Exercise description: Filter the records below for the word "with". Copy each line that holds it.

Exercise data:
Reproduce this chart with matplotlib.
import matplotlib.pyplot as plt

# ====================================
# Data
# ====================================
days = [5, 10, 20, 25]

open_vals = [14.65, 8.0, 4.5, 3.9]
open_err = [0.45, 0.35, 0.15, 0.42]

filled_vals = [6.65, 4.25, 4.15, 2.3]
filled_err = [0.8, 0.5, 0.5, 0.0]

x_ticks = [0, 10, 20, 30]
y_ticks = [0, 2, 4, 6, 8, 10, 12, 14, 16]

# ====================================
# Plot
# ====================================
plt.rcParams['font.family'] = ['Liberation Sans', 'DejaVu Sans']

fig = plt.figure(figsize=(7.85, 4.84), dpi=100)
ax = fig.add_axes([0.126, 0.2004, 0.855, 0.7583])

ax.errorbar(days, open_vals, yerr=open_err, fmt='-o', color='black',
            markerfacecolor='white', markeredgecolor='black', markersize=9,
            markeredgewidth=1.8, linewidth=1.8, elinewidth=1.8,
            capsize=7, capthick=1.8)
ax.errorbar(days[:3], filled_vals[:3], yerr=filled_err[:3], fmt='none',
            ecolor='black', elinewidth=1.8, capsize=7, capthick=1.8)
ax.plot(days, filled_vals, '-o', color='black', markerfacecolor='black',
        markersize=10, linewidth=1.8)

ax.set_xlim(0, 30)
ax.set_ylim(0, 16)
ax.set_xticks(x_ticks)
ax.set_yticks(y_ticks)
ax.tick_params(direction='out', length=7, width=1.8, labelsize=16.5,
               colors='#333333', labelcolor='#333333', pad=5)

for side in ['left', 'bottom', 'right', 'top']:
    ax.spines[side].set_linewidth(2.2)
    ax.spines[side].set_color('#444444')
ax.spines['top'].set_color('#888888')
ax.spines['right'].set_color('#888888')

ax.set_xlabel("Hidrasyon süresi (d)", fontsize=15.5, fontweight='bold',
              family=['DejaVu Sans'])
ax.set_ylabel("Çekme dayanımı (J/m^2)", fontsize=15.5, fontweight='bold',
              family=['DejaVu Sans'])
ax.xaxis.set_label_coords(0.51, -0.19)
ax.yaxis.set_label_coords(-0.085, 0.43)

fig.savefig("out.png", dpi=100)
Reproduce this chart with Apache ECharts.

Result below:
Reproduce this chart with matplotlib.
Reproduce this chart with Apache ECharts.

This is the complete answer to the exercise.